L’ETC prevede che dopo il grande aumento dei flussi di turisti stranieri nell’Unione Europa del 2022, pari al 98,6% nel 2023 vi sarà un’ulteriore salita del 21,2% e del 13,5% nel 2024.
L’Europa però perde importanza nel turismo internazionale
Analogo sarà l’incremento delle partenze “outbound”, ovvero dai Paesi UE verso destinazioni estere, europee o extra-europee. Più importante sarà il recupero di altre aree del mondo: +31,6% e +17,3% la crescita degli arrivi internazionali in Nordamerica nel 2023 e 2024, e +107% e +37,1% in Asia e nel Pacifico.
Si tratta naturalmente di stime con un altissimo livello di incertezza. A rendere molto volatili queste previsioni c'è la crisi energetica in Occidente, la fiammata inflazionistica e il rallentamento della crescita economica che potrebbe sfociare in una recessione in molti Paesi. Il ritorno della possibilità di viaggiare liberamente dovrebbe comunque costituire un sollievo per le casse dei Paesi europei, ma non si può ignorare il fatto che anche nel turismo il Vecchio Continente sembra destinato a vedere ridursi la propria importanza relativa nel globo.

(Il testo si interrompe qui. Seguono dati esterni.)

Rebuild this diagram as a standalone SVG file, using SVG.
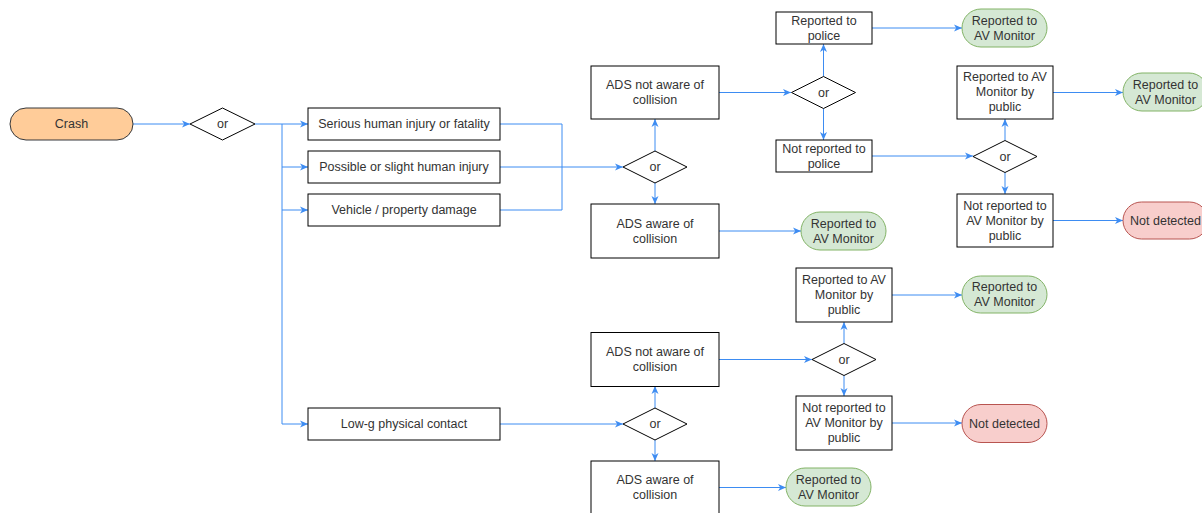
<svg xmlns="http://www.w3.org/2000/svg" width="1202" height="513" viewBox="0 0 1202 513">
<style>
.box{fill:#ffffff;stroke:#000000;stroke-width:1}
.dia{fill:#ffffff;stroke:#000000;stroke-width:1}
.start{fill:#ffcc99;stroke:#36393d;stroke-width:1}
.ok{fill:#d5e8d4;stroke:#82b366;stroke-width:1}
.bad{fill:#f8cecc;stroke:#b85450;stroke-width:1}
text{font-family:"Liberation Sans",Arial,Helvetica,sans-serif;font-size:12.5px;fill:#333333;text-anchor:middle;dominant-baseline:central}
.edge{fill:none;stroke:#3d8cf2;stroke-width:1}
.arr{marker-end:url(#ah)}
</style>
<defs>
<marker id="ah" markerUnits="userSpaceOnUse" markerWidth="10" markerHeight="9" refX="8" refY="4" orient="auto">
<path d="M0,0.5 L8,4 L0,7.5 L2.2,4 Z" fill="#3d8cf2"/>
</marker>
</defs>
<g id="connectors">
<path class="edge arr" d="M133,124 H190"/>
<path class="edge arr" d="M255,124 H308"/>
<path class="edge arr" d="M282,124 V424 H308"/>
<path class="edge arr" d="M282,167 H308"/>
<path class="edge arr" d="M282,210 H308"/>
<path class="edge" d="M500,124 H562 V210 H500"/>
<path class="edge arr" d="M500,167 H623"/>
<path class="edge arr" d="M655,151 V119"/>
<path class="edge arr" d="M655,183 V204"/>
<path class="edge arr" d="M719,92.5 H791"/>
<path class="edge arr" d="M823.5,76.5 V44"/>
<path class="edge arr" d="M823.5,108.5 V140"/>
<path class="edge arr" d="M872,28 H962"/>
<path class="edge arr" d="M872,156 H973"/>
<path class="edge arr" d="M1005,140.5 V119"/>
<path class="edge arr" d="M1005,172.5 V194"/>
<path class="edge arr" d="M1053,92.5 H1123"/>
<path class="edge arr" d="M1053,220.5 H1123"/>
<path class="edge arr" d="M719,231 H801"/>
<path class="edge arr" d="M500,424 H623"/>
<path class="edge arr" d="M655,408 V386"/>
<path class="edge arr" d="M655,440 V461"/>
<path class="edge arr" d="M719,359.5 H812"/>
<path class="edge arr" d="M844,343.5 V322"/>
<path class="edge arr" d="M844,375.5 V396"/>
<path class="edge arr" d="M892,295 H962"/>
<path class="edge arr" d="M892,423 H962"/>
<path class="edge arr" d="M719,487.5 H786"/>
</g>
<g id="crash"><rect class="start" x="10" y="108" width="123" height="32" rx="16"/><text x="71.5" y="124">Crash</text></g>
<g id="or1"><polygon class="dia" points="222.5,108 255,124 222.5,140 190,124"/><text x="222.5" y="124">or</text></g>
<g id="serious"><rect class="box" x="308" y="108" width="192" height="32"/><text x="404" y="124">Serious human injury or fatality</text></g>
<g id="possible"><rect class="box" x="308" y="151" width="192" height="32"/><text x="404" y="167">Possible or slight human injury</text></g>
<g id="vehicle"><rect class="box" x="308" y="194" width="192" height="32"/><text x="404" y="210">Vehicle / property damage</text></g>
<g id="lowg"><rect class="box" x="308" y="408" width="192" height="32"/><text x="404" y="424">Low-g physical contact</text></g>
<g id="or2"><polygon class="dia" points="655,151 687,167 655,183 623,167"/><text x="655" y="167">or</text></g>
<g id="ads-not-aware-1"><rect class="box" x="591" y="66" width="128" height="53"/><text x="655" y="85">ADS not aware of</text><text x="655" y="100">collision</text></g>
<g id="ads-aware-1"><rect class="box" x="591" y="204" width="128" height="54"/><text x="655" y="223.5">ADS aware of</text><text x="655" y="238.5">collision</text></g>
<g id="green-1"><rect class="ok" x="801" y="212" width="85" height="38" rx="19"/><text x="843.5" y="223.5">Reported to</text><text x="843.5" y="238.5">AV Monitor</text></g>
<g id="or3"><polygon class="dia" points="823.5,76.5 855.5,92.5 823.5,108.5 791.5,92.5"/><text x="823.5" y="92.5">or</text></g>
<g id="reported-police"><rect class="box" x="776" y="12" width="96" height="32"/><text x="824" y="20.5">Reported to</text><text x="824" y="35.5">police</text></g>
<g id="not-reported-police"><rect class="box" x="776" y="140" width="96" height="32"/><text x="824" y="148.5">Not reported to</text><text x="824" y="163.5">police</text></g>
<g id="green-2"><rect class="ok" x="962" y="9" width="85" height="38" rx="19"/><text x="1004.5" y="20.5">Reported to</text><text x="1004.5" y="35.5">AV Monitor</text></g>
<g id="or4"><polygon class="dia" points="1005,140.5 1037,156.5 1005,172.5 973,156.5"/><text x="1005" y="156.5">or</text></g>
<g id="reported-public-1"><rect class="box" x="957" y="66" width="96" height="53"/><text x="1005" y="77">Reported to AV</text><text x="1005" y="92">Monitor by</text><text x="1005" y="107">public</text></g>
<g id="not-reported-public-1"><rect class="box" x="957" y="194" width="96" height="53"/><text x="1005" y="205.5">Not reported to</text><text x="1005" y="220.5">AV Monitor by</text><text x="1005" y="235.5">public</text></g>
<g id="green-3"><rect class="ok" x="1123" y="73" width="85" height="38" rx="19"/><text x="1165.5" y="84.5">Reported to</text><text x="1165.5" y="99.5">AV Monitor</text></g>
<g id="red-1"><rect class="bad" x="1123" y="202" width="85" height="37" rx="18.5"/><text x="1165.5" y="220.5">Not detected</text></g>
<g id="or5"><polygon class="dia" points="655,408 687,424 655,440 623,424"/><text x="655" y="424">or</text></g>
<g id="ads-not-aware-2"><rect class="box" x="591" y="332.5" width="128" height="54"/><text x="655" y="352">ADS not aware of</text><text x="655" y="367">collision</text></g>
<g id="ads-aware-2"><rect class="box" x="591" y="461" width="128" height="54"/><text x="655" y="480">ADS aware of</text><text x="655" y="495">collision</text></g>
<g id="green-4"><rect class="ok" x="786" y="468" width="85" height="38" rx="19"/><text x="828.5" y="480">Reported to</text><text x="828.5" y="495">AV Monitor</text></g>
<g id="or6"><polygon class="dia" points="844,343.5 876,359.5 844,375.5 812,359.5"/><text x="844" y="359.5">or</text></g>
<g id="reported-public-2"><rect class="box" x="796" y="268" width="96" height="54"/><text x="844" y="280">Reported to AV</text><text x="844" y="295">Monitor by</text><text x="844" y="310">public</text></g>
<g id="not-reported-public-2"><rect class="box" x="796" y="396" width="96" height="54"/><text x="844" y="408">Not reported to</text><text x="844" y="423">AV Monitor by</text><text x="844" y="438">public</text></g>
<g id="green-5"><rect class="ok" x="962" y="276" width="85" height="37" rx="18.5"/><text x="1004.5" y="287">Reported to</text><text x="1004.5" y="302">AV Monitor</text></g>
<g id="red-2"><rect class="bad" x="962" y="404.5" width="85" height="38" rx="19"/><text x="1004.5" y="423.5">Not detected</text></g>
</svg>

In questo senso sono eloquenti le previsioni dell’ETC riguardo ai viaggi degli asiatici. Nell’ipotesi che riprendano, quelli a lungo raggio dei cinesi, dovrebbero vivere un incremento di quasi 13 volte entro il 2026, tenendo come riferimento i livelli, quasi azzerati, del 2021. Questa crescita del 1.178,5% si riduce però a un +289,2% se la destinazione è la UE. I cinesi privilegiano altre mete quando prendono aerei a lunga percorrenza, dal Nord America al Sud Est Asiatico.
Lo stesso per i giapponesi: i viaggi “long haul”, ovvero a lungo raggio, entro il 2026 aumenteranno del 3.515,3%, ma verso la UE l’incremento sarà del 592,9%. Andrà quindi a ridursi la quota europea nel turismo estero nipponico, che nello scorso decennio era del 19,4%. Accadrà la stessa cosa per quanto riguarda i viaggi degli australiani, degli indiani, dei canadesi, e, in misura minore, dei brasiliani.
Una importante e vitale eccezione sarà rappresentata dagli americani. Se nel 2016 a venire nella UE era il 22,3% dei cittadini Usa che si recavano all’estero, nei prossimi anni tale percentuale dovrebbe aumentare. La crescita stimata dei viaggi in Europa nel loro caso sarà del 481,2% entro il 2026, mentre i flussi verso Paesi stranieri in partenza dagli Stati Uniti saliranno mediamente meno, del 235%.